Recorded data:

..........

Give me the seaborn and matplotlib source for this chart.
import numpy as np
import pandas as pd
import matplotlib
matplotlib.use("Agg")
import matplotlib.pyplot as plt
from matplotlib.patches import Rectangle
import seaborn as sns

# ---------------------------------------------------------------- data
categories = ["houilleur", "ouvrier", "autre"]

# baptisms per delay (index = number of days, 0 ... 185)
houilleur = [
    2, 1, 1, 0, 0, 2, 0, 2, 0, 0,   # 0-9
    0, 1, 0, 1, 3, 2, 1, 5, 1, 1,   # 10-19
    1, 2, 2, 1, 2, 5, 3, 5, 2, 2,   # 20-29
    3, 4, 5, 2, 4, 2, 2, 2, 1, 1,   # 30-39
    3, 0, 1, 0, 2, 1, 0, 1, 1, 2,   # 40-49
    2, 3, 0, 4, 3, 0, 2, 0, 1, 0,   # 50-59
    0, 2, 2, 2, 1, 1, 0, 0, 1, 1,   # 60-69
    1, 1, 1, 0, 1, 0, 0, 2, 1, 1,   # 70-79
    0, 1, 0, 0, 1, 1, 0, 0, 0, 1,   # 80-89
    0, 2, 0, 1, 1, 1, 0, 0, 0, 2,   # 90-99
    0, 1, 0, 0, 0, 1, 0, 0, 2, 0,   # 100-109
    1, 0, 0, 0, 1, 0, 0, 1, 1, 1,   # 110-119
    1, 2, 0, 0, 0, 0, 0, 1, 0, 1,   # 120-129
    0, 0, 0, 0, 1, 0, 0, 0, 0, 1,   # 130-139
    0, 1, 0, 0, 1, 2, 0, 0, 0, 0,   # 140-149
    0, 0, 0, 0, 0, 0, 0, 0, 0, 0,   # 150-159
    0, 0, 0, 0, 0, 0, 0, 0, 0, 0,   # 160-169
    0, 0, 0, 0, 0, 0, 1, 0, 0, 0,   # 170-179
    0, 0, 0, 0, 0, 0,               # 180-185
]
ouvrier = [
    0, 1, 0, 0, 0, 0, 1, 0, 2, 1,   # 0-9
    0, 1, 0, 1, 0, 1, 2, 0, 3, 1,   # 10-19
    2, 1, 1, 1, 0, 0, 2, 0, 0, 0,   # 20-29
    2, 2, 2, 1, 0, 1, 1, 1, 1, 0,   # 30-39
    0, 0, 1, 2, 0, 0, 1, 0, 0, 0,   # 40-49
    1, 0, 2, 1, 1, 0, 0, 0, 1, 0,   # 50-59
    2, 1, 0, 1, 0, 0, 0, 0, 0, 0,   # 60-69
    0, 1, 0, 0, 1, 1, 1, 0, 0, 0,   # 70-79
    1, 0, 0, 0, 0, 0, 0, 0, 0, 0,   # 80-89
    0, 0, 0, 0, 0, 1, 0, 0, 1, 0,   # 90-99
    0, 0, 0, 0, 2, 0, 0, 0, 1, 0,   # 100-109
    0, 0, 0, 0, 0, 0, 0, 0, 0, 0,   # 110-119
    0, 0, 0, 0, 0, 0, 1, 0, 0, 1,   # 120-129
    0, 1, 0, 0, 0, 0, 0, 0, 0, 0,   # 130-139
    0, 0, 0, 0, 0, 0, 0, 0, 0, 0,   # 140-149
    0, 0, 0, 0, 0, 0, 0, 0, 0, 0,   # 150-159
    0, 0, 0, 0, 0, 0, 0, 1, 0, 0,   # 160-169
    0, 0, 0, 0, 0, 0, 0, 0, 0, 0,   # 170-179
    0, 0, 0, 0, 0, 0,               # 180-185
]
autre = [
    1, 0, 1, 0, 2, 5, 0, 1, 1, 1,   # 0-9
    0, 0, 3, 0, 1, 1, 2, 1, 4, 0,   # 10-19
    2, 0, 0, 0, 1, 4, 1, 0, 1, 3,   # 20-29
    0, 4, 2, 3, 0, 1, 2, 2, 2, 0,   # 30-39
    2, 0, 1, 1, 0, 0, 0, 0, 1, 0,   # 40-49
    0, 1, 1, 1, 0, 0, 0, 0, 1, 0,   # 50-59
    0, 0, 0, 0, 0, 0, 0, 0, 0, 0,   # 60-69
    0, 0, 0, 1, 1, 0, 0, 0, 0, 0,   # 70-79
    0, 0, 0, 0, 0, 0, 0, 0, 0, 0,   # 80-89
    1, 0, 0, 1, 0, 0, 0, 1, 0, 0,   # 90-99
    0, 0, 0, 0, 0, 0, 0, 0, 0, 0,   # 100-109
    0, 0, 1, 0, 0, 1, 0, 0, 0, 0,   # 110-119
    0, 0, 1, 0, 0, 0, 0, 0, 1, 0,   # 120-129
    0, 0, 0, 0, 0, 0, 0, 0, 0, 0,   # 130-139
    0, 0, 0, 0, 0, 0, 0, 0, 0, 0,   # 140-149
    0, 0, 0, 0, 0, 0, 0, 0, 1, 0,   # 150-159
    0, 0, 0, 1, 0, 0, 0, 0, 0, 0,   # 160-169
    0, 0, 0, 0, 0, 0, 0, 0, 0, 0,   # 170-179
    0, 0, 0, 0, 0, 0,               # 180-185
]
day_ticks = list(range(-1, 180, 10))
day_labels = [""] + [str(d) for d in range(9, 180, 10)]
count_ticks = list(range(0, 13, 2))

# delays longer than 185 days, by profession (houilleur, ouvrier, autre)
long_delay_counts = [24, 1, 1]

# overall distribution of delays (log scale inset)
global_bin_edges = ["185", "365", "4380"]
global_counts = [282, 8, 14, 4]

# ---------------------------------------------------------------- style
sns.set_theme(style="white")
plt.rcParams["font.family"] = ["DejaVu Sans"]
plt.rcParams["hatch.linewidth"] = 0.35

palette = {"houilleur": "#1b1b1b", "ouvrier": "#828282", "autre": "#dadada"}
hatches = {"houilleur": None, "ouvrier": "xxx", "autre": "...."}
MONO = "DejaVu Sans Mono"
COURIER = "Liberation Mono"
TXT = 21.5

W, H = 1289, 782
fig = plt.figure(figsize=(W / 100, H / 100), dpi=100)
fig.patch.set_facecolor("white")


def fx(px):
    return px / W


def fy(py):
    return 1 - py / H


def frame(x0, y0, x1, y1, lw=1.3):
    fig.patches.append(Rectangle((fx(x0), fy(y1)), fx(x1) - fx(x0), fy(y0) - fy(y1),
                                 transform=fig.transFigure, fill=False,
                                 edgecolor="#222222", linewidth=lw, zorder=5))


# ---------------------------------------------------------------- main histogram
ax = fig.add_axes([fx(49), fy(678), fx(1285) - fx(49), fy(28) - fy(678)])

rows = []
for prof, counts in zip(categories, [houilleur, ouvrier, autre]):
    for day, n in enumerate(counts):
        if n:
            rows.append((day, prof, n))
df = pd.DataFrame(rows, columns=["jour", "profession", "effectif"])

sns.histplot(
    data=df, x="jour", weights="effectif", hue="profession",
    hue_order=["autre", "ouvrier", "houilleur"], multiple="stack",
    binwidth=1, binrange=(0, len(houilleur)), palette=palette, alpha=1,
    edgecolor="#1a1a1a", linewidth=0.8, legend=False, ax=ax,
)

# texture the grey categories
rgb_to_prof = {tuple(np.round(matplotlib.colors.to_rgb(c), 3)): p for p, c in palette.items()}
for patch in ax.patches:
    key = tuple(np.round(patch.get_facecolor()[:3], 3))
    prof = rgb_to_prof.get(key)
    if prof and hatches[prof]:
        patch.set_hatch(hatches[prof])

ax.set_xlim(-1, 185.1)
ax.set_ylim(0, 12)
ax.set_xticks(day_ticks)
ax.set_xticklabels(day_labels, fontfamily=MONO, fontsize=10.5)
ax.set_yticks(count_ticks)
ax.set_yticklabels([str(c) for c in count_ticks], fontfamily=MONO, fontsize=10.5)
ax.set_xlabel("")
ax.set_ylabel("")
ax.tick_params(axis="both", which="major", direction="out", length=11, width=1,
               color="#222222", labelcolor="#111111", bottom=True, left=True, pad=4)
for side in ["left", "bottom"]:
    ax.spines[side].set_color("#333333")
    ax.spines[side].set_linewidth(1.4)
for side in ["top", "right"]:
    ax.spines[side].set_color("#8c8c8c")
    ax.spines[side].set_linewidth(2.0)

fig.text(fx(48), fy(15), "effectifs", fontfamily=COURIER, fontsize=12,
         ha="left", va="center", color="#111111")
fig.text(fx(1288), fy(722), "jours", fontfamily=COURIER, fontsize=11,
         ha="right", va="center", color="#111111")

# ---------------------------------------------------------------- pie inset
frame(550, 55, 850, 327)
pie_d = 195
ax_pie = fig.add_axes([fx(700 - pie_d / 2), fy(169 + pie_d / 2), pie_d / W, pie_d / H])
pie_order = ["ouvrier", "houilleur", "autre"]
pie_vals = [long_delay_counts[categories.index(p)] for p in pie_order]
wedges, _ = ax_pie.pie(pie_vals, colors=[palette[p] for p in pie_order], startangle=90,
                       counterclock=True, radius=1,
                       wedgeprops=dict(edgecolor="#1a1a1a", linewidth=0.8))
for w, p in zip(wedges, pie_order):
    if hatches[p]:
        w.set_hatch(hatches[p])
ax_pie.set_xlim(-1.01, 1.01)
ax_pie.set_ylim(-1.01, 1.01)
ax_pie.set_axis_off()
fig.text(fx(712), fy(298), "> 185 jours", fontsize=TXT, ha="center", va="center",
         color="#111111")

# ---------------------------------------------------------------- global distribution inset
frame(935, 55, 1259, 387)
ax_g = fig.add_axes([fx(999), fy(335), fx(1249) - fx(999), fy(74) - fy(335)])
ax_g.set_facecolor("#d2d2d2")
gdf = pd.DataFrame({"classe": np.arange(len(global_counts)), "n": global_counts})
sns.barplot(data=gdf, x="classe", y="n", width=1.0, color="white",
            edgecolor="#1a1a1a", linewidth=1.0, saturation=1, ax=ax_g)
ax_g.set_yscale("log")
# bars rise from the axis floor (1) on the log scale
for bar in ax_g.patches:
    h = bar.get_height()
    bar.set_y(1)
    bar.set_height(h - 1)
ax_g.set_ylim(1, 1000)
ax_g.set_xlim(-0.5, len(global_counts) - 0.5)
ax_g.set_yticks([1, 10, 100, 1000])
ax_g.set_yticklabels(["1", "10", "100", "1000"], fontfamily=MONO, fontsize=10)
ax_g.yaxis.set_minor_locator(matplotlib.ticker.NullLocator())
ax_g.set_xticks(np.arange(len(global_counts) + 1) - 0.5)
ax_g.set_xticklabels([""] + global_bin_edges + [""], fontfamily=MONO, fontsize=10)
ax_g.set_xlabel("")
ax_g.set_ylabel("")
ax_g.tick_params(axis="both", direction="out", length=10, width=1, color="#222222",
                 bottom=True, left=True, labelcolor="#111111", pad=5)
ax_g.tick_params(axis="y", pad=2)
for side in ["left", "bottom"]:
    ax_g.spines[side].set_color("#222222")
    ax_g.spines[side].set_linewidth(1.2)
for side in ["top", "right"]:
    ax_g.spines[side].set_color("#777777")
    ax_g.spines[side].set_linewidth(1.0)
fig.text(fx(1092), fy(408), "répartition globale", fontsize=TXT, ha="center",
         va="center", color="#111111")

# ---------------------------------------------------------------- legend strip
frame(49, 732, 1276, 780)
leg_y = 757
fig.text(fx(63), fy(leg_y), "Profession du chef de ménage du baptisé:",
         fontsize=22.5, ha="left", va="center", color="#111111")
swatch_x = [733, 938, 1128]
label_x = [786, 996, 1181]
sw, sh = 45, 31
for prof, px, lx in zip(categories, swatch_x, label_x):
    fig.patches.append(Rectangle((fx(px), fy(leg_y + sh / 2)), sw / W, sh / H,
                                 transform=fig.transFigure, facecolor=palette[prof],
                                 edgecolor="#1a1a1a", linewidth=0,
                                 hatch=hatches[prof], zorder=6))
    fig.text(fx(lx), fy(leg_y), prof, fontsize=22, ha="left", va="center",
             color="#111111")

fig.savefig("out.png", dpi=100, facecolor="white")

..........

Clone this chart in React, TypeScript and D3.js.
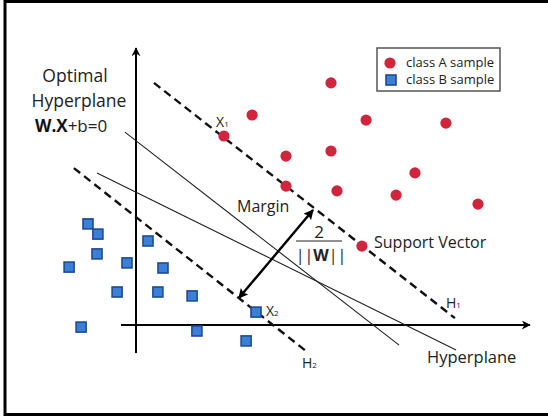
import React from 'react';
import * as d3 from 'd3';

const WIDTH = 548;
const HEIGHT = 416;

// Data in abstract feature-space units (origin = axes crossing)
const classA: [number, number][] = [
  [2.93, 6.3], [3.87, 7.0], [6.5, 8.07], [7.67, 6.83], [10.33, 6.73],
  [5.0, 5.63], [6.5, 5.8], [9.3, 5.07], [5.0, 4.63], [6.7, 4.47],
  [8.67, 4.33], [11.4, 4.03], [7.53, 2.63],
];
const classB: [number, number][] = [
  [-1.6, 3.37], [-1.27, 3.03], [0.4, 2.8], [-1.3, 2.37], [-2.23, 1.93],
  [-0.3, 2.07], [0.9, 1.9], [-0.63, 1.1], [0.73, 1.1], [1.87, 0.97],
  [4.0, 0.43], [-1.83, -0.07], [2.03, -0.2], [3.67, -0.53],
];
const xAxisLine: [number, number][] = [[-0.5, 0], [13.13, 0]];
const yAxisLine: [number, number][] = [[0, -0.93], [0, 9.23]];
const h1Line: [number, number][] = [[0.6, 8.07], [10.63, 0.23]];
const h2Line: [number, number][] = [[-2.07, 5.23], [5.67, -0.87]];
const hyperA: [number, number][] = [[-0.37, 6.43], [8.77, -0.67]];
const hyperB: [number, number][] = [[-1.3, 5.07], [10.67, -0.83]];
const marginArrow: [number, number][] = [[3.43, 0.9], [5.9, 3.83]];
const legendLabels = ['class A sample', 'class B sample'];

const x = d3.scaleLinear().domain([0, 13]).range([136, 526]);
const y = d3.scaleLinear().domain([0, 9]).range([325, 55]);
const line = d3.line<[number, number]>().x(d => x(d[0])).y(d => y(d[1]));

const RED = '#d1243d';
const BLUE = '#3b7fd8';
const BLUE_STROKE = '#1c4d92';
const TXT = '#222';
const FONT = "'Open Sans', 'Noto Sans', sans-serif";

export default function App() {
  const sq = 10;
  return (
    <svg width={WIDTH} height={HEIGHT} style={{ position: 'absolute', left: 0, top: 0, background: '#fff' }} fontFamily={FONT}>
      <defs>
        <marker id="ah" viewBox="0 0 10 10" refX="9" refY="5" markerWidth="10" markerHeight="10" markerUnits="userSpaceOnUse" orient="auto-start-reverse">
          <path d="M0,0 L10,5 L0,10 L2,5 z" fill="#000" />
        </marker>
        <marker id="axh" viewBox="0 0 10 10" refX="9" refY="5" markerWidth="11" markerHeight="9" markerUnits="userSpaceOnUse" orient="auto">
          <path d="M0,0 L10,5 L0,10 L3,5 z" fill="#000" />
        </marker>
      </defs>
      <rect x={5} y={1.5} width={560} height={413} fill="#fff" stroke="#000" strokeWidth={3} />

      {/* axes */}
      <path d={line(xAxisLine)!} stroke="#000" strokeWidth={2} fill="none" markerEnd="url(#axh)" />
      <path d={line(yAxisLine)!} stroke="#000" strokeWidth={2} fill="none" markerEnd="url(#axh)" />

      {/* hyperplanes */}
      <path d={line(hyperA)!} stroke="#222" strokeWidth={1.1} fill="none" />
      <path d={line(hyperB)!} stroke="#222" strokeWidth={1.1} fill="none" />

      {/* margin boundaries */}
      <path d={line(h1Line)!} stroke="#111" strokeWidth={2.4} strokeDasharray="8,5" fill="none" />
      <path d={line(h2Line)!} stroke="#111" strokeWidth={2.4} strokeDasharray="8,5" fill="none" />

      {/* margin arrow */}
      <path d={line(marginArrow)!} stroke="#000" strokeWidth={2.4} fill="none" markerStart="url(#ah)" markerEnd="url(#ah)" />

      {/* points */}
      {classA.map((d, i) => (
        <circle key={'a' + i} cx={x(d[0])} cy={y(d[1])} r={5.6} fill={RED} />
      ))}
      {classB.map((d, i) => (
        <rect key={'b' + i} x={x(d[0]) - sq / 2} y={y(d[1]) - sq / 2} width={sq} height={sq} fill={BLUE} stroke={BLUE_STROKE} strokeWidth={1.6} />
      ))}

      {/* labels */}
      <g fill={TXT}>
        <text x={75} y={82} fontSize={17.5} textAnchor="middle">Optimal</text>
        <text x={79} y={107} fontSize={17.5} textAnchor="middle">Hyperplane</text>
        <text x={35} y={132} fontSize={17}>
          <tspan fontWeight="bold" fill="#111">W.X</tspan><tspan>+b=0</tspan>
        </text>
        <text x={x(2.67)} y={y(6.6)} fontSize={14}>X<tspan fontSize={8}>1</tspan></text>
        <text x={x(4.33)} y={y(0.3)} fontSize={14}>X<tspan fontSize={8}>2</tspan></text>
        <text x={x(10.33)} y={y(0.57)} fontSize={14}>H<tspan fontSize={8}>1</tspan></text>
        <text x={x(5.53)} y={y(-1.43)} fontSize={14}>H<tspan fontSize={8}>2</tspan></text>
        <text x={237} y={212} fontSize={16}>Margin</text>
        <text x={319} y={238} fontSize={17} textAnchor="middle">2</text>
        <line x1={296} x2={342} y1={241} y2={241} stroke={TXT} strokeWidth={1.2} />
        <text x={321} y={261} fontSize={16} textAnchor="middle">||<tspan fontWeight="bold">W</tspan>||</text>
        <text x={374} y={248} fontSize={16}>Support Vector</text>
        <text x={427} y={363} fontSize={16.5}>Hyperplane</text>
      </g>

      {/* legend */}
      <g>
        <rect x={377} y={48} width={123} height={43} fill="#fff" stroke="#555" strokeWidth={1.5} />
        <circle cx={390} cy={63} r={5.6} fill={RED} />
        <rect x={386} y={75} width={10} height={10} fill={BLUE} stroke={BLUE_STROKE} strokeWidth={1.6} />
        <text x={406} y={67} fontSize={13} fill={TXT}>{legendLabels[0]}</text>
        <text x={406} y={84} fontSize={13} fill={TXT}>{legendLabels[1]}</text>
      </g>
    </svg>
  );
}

..........

** Problem description **
Start at the line with "Clone this chart", stop at the line with "const line = d3.line<[number, number]>().x(d", both lines included, and repeat that span exactly without its pictures.

** Result of this task **
Clone this chart in React, TypeScript and D3.js.
import React from 'react';
import * as d3 from 'd3';

const WIDTH = 548;
const HEIGHT = 416;

// Data in abstract feature-space units (origin = axes crossing)
const classA: [number, number][] = [
  [2.93, 6.3], [3.87, 7.0], [6.5, 8.07], [7.67, 6.83], [10.33, 6.73],
  [5.0, 5.63], [6.5, 5.8], [9.3, 5.07], [5.0, 4.63], [6.7, 4.47],
  [8.67, 4.33], [11.4, 4.03], [7.53, 2.63],
];
const classB: [number, number][] = [
  [-1.6, 3.37], [-1.27, 3.03], [0.4, 2.8], [-1.3, 2.37], [-2.23, 1.93],
  [-0.3, 2.07], [0.9, 1.9], [-0.63, 1.1], [0.73, 1.1], [1.87, 0.97],
  [4.0, 0.43], [-1.83, -0.07], [2.03, -0.2], [3.67, -0.53],
];
const xAxisLine: [number, number][] = [[-0.5, 0], [13.13, 0]];
const yAxisLine: [number, number][] = [[0, -0.93], [0, 9.23]];
const h1Line: [number, number][] = [[0.6, 8.07], [10.63, 0.23]];
const h2Line: [number, number][] = [[-2.07, 5.23], [5.67, -0.87]];
const hyperA: [number, number][] = [[-0.37, 6.43], [8.77, -0.67]];
const hyperB: [number, number][] = [[-1.3, 5.07], [10.67, -0.83]];
const marginArrow: [number, number][] = [[3.43, 0.9], [5.9, 3.83]];
const legendLabels = ['class A sample', 'class B sample'];

const x = d3.scaleLinear().domain([0, 13]).range([136, 526]);
const y = d3.scaleLinear().domain([0, 9]).range([325, 55]);
const line = d3.line<[number, number]>().x(d => x(d[0])).y(d => y(d[1]));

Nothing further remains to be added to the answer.